Landlords have cried into their tankards many times over the years, bemoaning the impact on their businesses of everything from drink-drive laws, to price rises and, most recently, the smoking ban.
But this time I fear they may have real cause for alarm. I know we now think twice, then thrice, about going out to a pub, confining visits to special occasions when we can justify parting with £20 notes.
But I will weep into my wine glass if our wonderful pubs are all sold off to flash restaurateurs or for residential conversion.
What does that pub image conjure in your mind?

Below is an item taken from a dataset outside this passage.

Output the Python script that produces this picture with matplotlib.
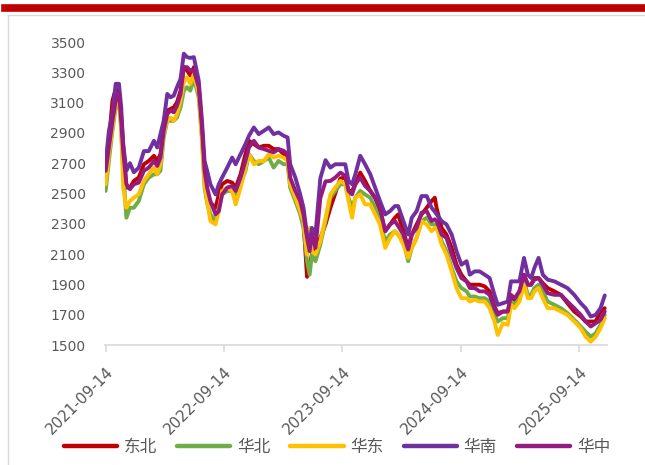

My ideal has uneven tiled floors, non-corporate furnishings, a cosy open fire in winter, a pleasant beer garden for summer - and no screens or noisy machines.
There is nothing quite like finding a good one when you're on a walk, holidaying, out with friends or trying to avoid motorway service-style operations on a long journey.
But say the words “Britain” and “drinking” nowadays and I'm afraid most of us imagine the vomit-spattered pavements of our towns and cities rather than a thatched country inn with colourful hanging baskets below its mullioned windows.
The cost of all this to our heritage, international reputation and health service is immeasurable.
One cynical consolation - it should actually save the country billions in 30 to 40 years' time; I don't think many people who drink to be sick every time they go out will be around to draw their old age pensions.